Only the lines from the one containing "Emit a component" through the one containing "const yTitle = 'CP2 (37,1%)';" should be duplicated, exactly as they appear. Pictures are to be left out.

---- EXERCISE DATA

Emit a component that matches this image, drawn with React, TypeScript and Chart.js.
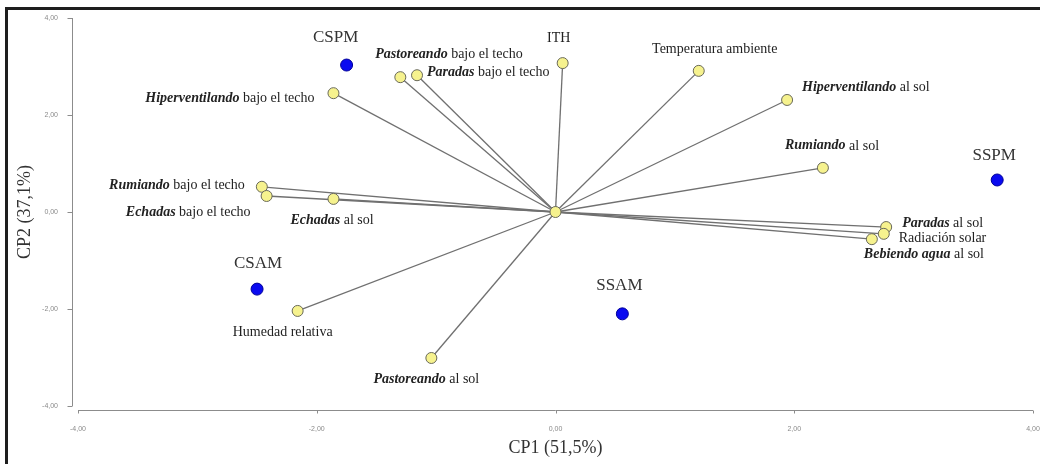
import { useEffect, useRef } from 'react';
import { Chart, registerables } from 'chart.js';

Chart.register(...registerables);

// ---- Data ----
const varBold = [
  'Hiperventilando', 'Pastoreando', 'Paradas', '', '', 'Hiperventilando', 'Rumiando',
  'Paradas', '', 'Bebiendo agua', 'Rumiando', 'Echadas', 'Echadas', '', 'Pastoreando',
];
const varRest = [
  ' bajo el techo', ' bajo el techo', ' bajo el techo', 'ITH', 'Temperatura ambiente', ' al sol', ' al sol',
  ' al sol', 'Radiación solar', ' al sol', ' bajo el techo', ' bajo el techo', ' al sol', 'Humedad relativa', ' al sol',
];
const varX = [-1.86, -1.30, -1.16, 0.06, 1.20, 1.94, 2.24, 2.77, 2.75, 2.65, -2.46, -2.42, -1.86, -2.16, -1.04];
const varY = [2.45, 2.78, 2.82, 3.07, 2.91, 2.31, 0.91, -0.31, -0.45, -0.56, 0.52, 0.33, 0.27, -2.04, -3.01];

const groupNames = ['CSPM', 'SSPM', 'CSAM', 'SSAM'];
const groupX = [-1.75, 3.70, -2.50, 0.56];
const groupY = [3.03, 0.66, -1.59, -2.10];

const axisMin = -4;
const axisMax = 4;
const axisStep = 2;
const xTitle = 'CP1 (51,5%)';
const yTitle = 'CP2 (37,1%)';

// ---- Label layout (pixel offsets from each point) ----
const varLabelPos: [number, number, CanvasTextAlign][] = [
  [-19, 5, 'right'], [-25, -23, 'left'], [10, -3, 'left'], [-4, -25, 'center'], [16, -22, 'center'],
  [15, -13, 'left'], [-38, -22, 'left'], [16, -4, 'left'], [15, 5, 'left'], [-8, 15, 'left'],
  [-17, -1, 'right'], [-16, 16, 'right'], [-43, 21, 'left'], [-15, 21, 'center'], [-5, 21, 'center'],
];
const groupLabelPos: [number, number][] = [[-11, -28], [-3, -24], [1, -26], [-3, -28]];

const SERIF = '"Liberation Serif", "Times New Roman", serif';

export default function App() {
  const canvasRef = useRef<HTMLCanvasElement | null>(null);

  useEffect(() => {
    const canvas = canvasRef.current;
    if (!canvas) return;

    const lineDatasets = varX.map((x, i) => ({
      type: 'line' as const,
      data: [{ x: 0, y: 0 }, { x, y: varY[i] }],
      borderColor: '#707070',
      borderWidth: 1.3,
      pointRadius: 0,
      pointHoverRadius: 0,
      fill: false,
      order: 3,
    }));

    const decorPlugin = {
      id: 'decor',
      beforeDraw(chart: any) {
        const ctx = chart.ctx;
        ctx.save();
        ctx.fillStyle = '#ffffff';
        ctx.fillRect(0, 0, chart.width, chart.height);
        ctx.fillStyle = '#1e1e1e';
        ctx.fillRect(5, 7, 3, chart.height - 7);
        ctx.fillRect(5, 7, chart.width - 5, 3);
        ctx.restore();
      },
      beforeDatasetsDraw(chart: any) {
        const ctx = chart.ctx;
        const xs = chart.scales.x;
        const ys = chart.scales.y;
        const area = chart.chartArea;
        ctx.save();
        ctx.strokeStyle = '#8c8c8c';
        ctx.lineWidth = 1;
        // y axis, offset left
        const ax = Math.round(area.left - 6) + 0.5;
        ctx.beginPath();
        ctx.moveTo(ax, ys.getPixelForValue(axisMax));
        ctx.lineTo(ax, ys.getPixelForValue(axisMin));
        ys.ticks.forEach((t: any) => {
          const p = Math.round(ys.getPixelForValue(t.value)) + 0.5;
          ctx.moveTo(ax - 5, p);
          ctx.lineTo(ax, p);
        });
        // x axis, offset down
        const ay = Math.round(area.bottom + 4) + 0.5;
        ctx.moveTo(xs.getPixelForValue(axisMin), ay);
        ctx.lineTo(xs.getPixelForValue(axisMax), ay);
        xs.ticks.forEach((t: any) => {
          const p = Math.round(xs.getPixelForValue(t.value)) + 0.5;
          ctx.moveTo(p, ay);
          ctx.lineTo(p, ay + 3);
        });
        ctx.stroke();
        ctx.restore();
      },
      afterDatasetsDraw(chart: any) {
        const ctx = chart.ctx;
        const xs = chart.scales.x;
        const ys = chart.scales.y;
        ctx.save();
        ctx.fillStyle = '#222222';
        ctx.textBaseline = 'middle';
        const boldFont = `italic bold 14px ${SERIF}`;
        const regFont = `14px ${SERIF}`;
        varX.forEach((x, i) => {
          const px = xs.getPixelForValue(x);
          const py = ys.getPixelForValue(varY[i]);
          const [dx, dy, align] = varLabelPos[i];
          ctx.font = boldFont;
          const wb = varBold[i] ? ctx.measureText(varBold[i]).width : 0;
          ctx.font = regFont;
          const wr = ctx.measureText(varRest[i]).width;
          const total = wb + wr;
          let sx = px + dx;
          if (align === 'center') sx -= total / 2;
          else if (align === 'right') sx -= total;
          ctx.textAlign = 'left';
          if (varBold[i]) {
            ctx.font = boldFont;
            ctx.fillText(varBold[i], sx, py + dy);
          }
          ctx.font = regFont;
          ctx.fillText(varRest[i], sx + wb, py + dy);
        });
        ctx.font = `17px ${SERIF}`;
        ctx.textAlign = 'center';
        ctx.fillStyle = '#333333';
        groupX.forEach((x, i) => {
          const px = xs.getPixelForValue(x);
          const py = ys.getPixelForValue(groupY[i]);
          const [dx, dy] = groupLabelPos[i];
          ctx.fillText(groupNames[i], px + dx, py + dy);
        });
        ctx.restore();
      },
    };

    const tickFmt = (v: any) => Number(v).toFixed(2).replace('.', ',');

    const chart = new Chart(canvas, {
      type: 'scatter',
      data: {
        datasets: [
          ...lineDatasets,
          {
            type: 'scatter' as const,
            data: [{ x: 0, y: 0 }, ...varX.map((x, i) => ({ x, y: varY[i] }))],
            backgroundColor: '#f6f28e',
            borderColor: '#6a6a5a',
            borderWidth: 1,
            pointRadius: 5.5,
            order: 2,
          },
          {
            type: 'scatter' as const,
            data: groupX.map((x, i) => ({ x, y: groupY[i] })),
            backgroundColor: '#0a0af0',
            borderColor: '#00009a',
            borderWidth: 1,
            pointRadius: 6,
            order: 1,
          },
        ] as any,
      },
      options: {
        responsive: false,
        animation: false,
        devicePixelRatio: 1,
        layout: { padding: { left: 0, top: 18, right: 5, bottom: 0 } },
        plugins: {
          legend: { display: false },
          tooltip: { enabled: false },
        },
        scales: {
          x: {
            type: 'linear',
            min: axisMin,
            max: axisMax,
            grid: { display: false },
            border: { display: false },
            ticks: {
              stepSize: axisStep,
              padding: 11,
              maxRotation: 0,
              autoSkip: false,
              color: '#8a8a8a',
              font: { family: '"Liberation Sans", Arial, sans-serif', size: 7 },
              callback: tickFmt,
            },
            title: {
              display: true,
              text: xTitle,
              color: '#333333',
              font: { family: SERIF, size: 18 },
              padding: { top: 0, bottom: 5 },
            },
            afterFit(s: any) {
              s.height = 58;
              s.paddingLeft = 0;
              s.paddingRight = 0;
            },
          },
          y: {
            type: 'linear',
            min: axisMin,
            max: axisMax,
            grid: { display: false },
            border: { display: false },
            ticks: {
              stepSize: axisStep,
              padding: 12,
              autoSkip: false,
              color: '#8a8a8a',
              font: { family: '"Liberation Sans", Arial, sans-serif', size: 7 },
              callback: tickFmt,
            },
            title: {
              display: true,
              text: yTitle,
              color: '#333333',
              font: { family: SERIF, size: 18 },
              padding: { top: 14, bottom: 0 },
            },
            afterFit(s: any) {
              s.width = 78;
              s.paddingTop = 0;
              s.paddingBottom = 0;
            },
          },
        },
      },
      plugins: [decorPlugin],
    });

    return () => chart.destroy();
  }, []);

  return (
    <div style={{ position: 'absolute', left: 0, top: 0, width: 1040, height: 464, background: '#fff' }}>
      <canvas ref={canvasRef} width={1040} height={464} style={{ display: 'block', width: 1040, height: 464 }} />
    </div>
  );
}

--------
---- EXERCISE DATA

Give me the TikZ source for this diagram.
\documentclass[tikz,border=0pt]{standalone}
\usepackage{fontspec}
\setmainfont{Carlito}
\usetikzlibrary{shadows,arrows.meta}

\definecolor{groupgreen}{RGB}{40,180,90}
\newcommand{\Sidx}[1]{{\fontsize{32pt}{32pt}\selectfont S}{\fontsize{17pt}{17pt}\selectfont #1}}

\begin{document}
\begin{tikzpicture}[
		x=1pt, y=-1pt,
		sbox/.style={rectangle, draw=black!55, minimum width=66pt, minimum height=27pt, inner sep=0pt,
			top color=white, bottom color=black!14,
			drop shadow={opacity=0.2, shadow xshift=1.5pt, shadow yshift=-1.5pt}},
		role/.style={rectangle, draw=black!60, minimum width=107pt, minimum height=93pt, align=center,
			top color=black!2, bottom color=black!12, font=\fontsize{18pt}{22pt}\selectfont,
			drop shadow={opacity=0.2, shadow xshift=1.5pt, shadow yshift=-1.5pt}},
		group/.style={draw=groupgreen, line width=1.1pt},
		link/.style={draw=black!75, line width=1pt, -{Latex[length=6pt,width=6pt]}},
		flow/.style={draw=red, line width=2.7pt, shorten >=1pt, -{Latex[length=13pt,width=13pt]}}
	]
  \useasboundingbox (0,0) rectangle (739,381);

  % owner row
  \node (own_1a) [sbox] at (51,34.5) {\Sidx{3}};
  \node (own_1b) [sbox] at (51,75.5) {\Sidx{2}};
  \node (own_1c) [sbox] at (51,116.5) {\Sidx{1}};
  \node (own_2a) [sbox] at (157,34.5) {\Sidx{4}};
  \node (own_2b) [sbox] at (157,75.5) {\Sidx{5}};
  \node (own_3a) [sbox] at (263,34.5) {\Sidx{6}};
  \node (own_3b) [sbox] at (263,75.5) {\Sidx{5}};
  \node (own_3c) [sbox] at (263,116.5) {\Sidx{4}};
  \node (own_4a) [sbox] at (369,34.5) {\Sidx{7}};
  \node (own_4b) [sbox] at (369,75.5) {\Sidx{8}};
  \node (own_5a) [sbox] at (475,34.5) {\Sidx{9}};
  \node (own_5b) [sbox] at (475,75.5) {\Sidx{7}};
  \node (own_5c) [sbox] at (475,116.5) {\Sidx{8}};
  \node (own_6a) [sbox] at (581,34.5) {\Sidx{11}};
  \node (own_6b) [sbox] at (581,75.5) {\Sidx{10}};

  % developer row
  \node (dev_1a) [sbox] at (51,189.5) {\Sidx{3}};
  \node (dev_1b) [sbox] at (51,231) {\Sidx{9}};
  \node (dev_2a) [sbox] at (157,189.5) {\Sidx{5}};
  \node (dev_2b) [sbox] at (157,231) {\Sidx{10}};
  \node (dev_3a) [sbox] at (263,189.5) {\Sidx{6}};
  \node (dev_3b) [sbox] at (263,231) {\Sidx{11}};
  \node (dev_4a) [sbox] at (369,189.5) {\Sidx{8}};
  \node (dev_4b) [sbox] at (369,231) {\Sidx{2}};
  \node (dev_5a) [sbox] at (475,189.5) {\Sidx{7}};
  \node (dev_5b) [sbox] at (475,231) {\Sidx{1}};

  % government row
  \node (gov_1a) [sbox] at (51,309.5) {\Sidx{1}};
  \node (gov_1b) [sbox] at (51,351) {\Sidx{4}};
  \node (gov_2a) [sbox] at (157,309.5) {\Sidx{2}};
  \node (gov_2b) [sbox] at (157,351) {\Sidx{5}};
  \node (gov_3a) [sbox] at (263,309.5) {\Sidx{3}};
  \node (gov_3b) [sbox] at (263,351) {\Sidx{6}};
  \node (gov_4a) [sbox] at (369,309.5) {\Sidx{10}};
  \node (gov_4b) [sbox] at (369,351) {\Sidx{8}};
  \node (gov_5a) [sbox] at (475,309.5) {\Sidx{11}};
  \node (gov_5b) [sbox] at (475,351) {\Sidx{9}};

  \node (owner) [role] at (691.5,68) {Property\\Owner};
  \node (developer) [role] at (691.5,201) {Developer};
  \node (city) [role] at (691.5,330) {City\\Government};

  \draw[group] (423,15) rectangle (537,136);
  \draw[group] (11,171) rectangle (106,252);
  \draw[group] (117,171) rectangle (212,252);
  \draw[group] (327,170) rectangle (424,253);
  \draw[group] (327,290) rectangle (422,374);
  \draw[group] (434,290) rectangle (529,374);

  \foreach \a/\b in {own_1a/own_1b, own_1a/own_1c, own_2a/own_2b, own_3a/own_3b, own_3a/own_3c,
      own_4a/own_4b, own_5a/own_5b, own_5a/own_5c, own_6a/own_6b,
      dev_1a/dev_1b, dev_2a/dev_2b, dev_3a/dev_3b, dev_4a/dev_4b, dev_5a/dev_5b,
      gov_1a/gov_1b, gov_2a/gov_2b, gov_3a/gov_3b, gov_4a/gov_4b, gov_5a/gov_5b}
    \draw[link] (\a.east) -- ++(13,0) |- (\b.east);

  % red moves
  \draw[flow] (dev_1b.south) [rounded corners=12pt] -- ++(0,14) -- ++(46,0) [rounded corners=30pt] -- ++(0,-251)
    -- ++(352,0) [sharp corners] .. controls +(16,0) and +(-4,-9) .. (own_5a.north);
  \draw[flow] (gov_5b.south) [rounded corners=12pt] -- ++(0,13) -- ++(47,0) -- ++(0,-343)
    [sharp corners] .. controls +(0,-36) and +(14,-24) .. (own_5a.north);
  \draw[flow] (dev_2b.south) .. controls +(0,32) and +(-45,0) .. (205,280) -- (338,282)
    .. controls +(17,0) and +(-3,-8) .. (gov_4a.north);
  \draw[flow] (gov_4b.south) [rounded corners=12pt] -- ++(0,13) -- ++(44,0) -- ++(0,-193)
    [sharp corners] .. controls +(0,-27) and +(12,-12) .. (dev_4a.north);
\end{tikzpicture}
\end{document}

--------

* [OUTPUT OF THE TASK]:
Emit a component that matches this image, drawn with React, TypeScript and Chart.js.
import { useEffect, useRef } from 'react';
import { Chart, registerables } from 'chart.js';

Chart.register(...registerables);

// ---- Data ----
const varBold = [
  'Hiperventilando', 'Pastoreando', 'Paradas', '', '', 'Hiperventilando', 'Rumiando',
  'Paradas', '', 'Bebiendo agua', 'Rumiando', 'Echadas', 'Echadas', '', 'Pastoreando',
];
const varRest = [
  ' bajo el techo', ' bajo el techo', ' bajo el techo', 'ITH', 'Temperatura ambiente', ' al sol', ' al sol',
  ' al sol', 'Radiación solar', ' al sol', ' bajo el techo', ' bajo el techo', ' al sol', 'Humedad relativa', ' al sol',
];
const varX = [-1.86, -1.30, -1.16, 0.06, 1.20, 1.94, 2.24, 2.77, 2.75, 2.65, -2.46, -2.42, -1.86, -2.16, -1.04];
const varY = [2.45, 2.78, 2.82, 3.07, 2.91, 2.31, 0.91, -0.31, -0.45, -0.56, 0.52, 0.33, 0.27, -2.04, -3.01];

const groupNames = ['CSPM', 'SSPM', 'CSAM', 'SSAM'];
const groupX = [-1.75, 3.70, -2.50, 0.56];
const groupY = [3.03, 0.66, -1.59, -2.10];

const axisMin = -4;
const axisMax = 4;
const axisStep = 2;
const xTitle = 'CP1 (51,5%)';
const yTitle = 'CP2 (37,1%)';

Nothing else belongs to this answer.